It seems like I only make these once a year and it’s always for Easter dinner. They are so pretty and delicious and even people that don’t like scalloped potatoes like these. They have just about everything they need to be the perfect potato side dish and if they are not enough to fit the bill you can always add bacon, I mean if you must. As long as you have a mandolin they are pretty easy to put together and if you caramelize the onions the day before they take hardly any time at all, they just take a while to bake but I promise you they are well worth it.
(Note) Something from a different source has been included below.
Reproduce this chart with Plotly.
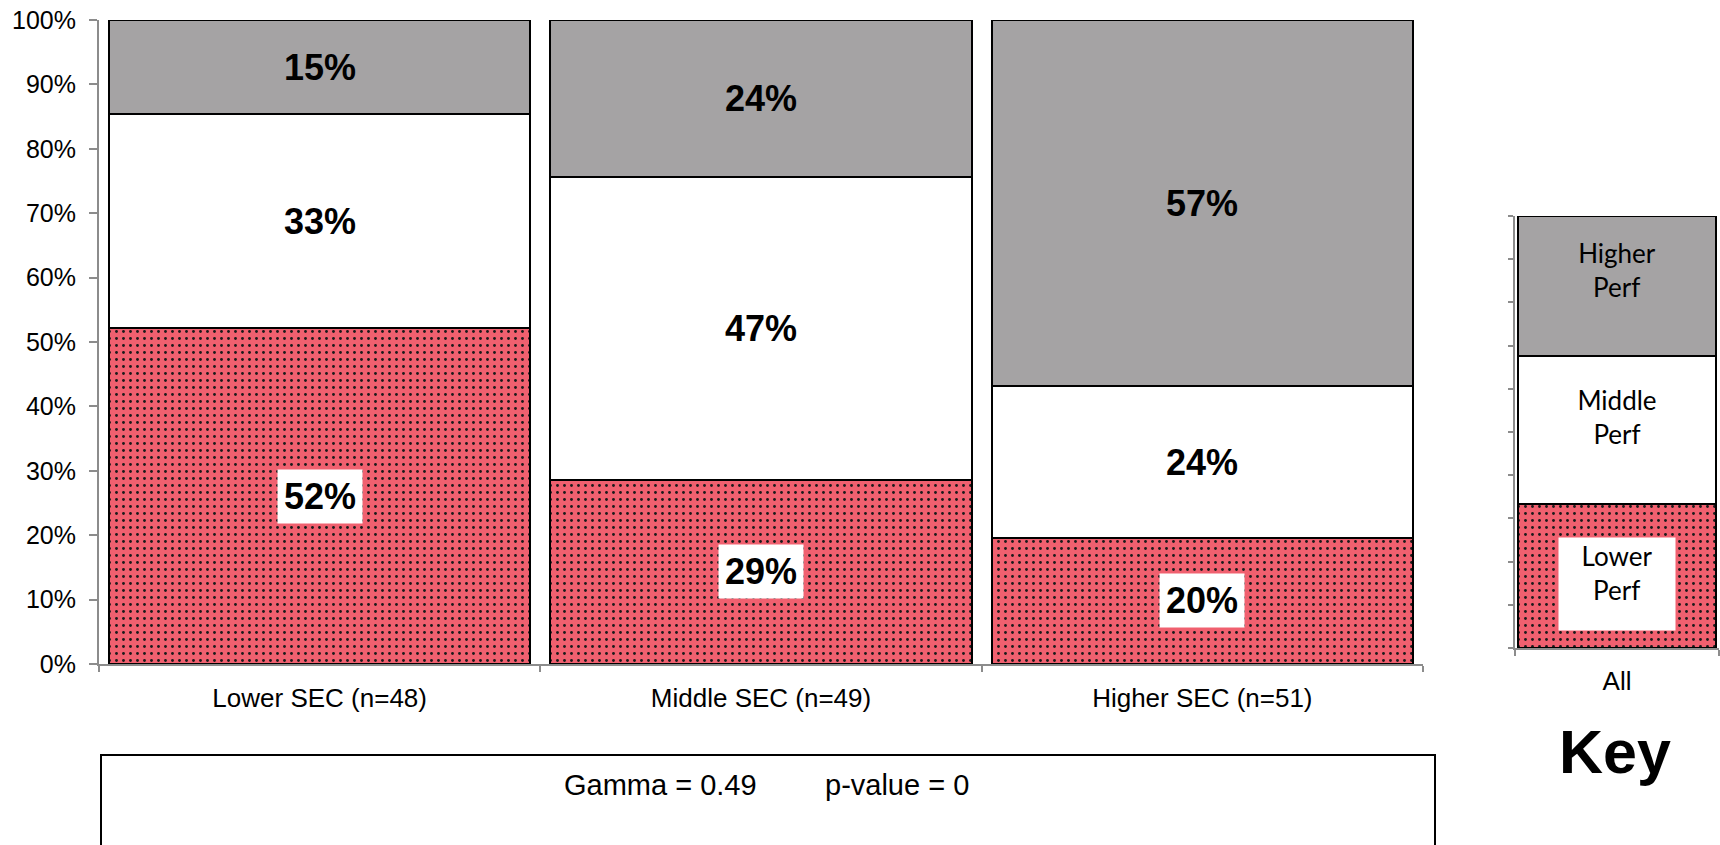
import plotly.graph_objects as go

W, H = 1720, 845

categories = ["Lower SEC (n=48)", "Middle SEC (n=49)", "Higher SEC (n=51)"]
lower_perf = [52.1, 28.6, 19.6]
middle_perf = [33.3, 47.0, 23.5]
higher_perf = [14.6, 24.4, 56.9]

key_category = ["All"]
key_lower = [33.3]
key_middle = [34.3]
key_higher = [32.4]
key_labels = ["Lower<br>Perf", "Middle<br>Perf", "Higher<br>Perf"]

stats_gamma = "Gamma = 0.49"
stats_p = "p-value = 0"

RED = "#F0606F"
GREY = "#A5A3A4"
AXC = "#8C8C8C"
ARIAL = "Liberation Sans, Arial, sans-serif"

def px_x(p):
    return p / W

def px_y(p):
    return 1 - p / H

dot = dict(shape=".", bgcolor=RED, fgcolor="#1a1a1a", size=7, solidity=0.13, fillmode="replace")

fig = go.Figure()
series = [("Lower Perf", lower_perf, dict(color=RED, pattern=dot)),
          ("Middle Perf", middle_perf, dict(color="white")),
          ("Higher Perf", higher_perf, dict(color=GREY))]
for name, vals, mk in series:
    fig.add_trace(go.Bar(x=categories, y=vals, name=name, xaxis="x", yaxis="y",
                         marker=dict(line=dict(color="black", width=2), **mk),
                         hoverinfo="skip"))

key_series = [("Lower Perf", key_lower, dict(color=RED, pattern=dot)),
              ("Middle Perf", key_middle, dict(color="white")),
              ("Higher Perf", key_higher, dict(color=GREY))]
for name, vals, mk in key_series:
    fig.add_trace(go.Bar(x=key_category, y=vals, name=name, xaxis="x2", yaxis="y3",
                         width=0.975,
                         marker=dict(line=dict(color="black", width=2), **mk),
                         hoverinfo="skip"))

annotations = []
for i, cat in enumerate(categories):
    base = 0
    for j, vals in enumerate([lower_perf, middle_perf, higher_perf]):
        v = vals[i]
        annotations.append(dict(
            x=cat, y=base + v / 2, xref="x", yref="y", showarrow=False,
            xanchor="center", yanchor="middle",
            text=f"<b>{v:.0f}%</b>", font=dict(family=ARIAL, size=36, color="black"),
            bgcolor="white" if j == 0 else "rgba(0,0,0,0)", borderpad=6))
        base += v

kbase = 0
shifts = [-8, 2, 5]
for j, vals in enumerate([key_lower, key_middle, key_higher]):
    v = vals[0]
    annotations.append(dict(
        x=key_category[0], y=kbase + v / 2, xref="x2", yref="y3", showarrow=False,
        xanchor="center", yanchor="middle",
        text=key_labels[j], font=dict(family="Lato, Calibri, sans-serif", size=26, color="black"),
        bgcolor="white" if j == 0 else "rgba(0,0,0,0)",
        width=112, height=88, valign="top", borderpad=2, yshift=shifts[j]))
    kbase += v

annotations.append(dict(x=px_x(1615), y=px_y(752), xref="paper", yref="paper",
                        xanchor="center", yanchor="middle",
                        showarrow=False, text="<b>Key</b>",
                        font=dict(family=ARIAL, size=61, color="black")))
annotations.append(dict(x=px_x(660), y=px_y(785), xref="paper", yref="paper",
                        xanchor="center", yanchor="middle",
                        showarrow=False, text=stats_gamma,
                        font=dict(family=ARIAL, size=29, color="black")))
annotations.append(dict(x=px_x(897), y=px_y(785), xref="paper", yref="paper",
                        xanchor="center", yanchor="middle",
                        showarrow=False, text=stats_p,
                        font=dict(family=ARIAL, size=29, color="black")))

shapes = [dict(type="rect", xref="paper", yref="paper",
               x0=px_x(101), x1=px_x(1435), y0=-0.1, y1=px_y(755),
               line=dict(color="black", width=2), fillcolor="rgba(0,0,0,0)")]

yax_common = dict(range=[0, 100], dtick=10, showgrid=False, zeroline=False,
                  fixedrange=True, automargin=False)

fig.update_layout(
    width=W, height=H,
    margin=dict(l=0, r=0, t=0, b=0, pad=0, autoexpand=False),
    paper_bgcolor="white", plot_bgcolor="rgba(0,0,0,0)",
    barmode="stack", bargap=0.045, showlegend=False,
    font=dict(family=ARIAL, color="black"),
    xaxis=dict(domain=[px_x(99), px_x(1423)], anchor="y", showline=True, linecolor=AXC,
               linewidth=2, ticks="outside", tickson="boundaries", ticklen=6, tickcolor=AXC,
               tickwidth=2, tickfont=dict(size=26, family=ARIAL), showgrid=False,
               ticklabelstandoff=10, automargin=False, fixedrange=True),
    yaxis=dict(domain=[px_y(664), px_y(20)], anchor="x", showline=True, linecolor=AXC,
               linewidth=2, ticks="outside", ticklen=8, tickcolor=AXC, tickwidth=2,
               ticksuffix="%", tickfont=dict(size=25, family=ARIAL),
               ticklabelstandoff=8, **yax_common),
    yaxis2=dict(overlaying="y", side="right", anchor="x", showline=False, ticks="inside",
                ticklen=9, tickcolor=AXC, tickwidth=2, showticklabels=False, **yax_common),
    xaxis2=dict(domain=[px_x(1515), px_x(1719)], anchor="y3", showline=True, linecolor=AXC,
                linewidth=2, ticks="outside", tickson="boundaries", ticklen=6, tickcolor=AXC,
                tickwidth=2, tickfont=dict(size=26, family=ARIAL), showgrid=False,
                ticklabelstandoff=9, automargin=False, fixedrange=True),
    yaxis3=dict(domain=[px_y(648), px_y(216)], anchor="x2", showline=True, linecolor=AXC,
                linewidth=2, ticks="outside", ticklen=5, tickcolor=AXC, tickwidth=2,
                showticklabels=False, **yax_common),
    yaxis4=dict(overlaying="y3", side="right", anchor="x2", showline=False, ticks="inside",
                ticklen=5, tickcolor=AXC, tickwidth=2, showticklabels=False, **yax_common),
    annotations=annotations, shapes=shapes,
)

fig.write_html("out.html", config={"displayModeBar": False},
               post_script="document.body.style.margin='0';")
I love they way they make the house smell while they are baking in the oven and they are also great as leftovers, if you have any that is.
- 3 Lbs. Yukon Gold Potatoes, peeled and sliced thin with a mandolin
- 3 TBL Butter
- 1 1/2 C Heavy Cream
- 1 1/2 C Whole Milk
- 2 Large Sweet Onions, Sliced thin
- 1 Tbl Olive Oil
- 1 Bunch Green Onions, Chopped Fine
- 8 Oz. Sharp White Cheddar or Gruyere Cheese, Shredded
- Salt & Pepper to taste
I always make the caramelized onions ahead of time. Take a heavy bottom pan on medium low heat and melt 1 Tbl of the butter into 1 Tbl Olive Oil and add the sliced onions, toss to coat in the oil and season with salt and pepper. Sauté onions, stirring frequently, you want them to cook low and slow until they carmalize, it will take about 45-60 minutes and the longer you let them go the sweeter they will be. When they are done set them aside and let them cool or keep them in the fridge until you are ready to use them. To be honest, these onions are so good, I usually make a ton at a time and I try to keep some on hand in the fridge for whatever, they are good on literally almost anything. Take a deep baking dish and coat with butter then start stacking the first layer of potato slices in the dish. Mix cream and Milk together and pour about 1/3 of it over the bottom layer of potatoes. Top the potatoes with all the caramelized onions, salt, pepper, 1/2 of the shredded cheese and 1/2 the green onions. Then repeat everything with the second layer and pour the remaining mixture over everything, dot with pieces of butter and cover loosely with foil. Bake on a rimmed cookie sheet in a 350 oven for 75 minutes then uncover and bake for another 45 minutes. Let cool for about 20-30 minutes before serving and enjoy.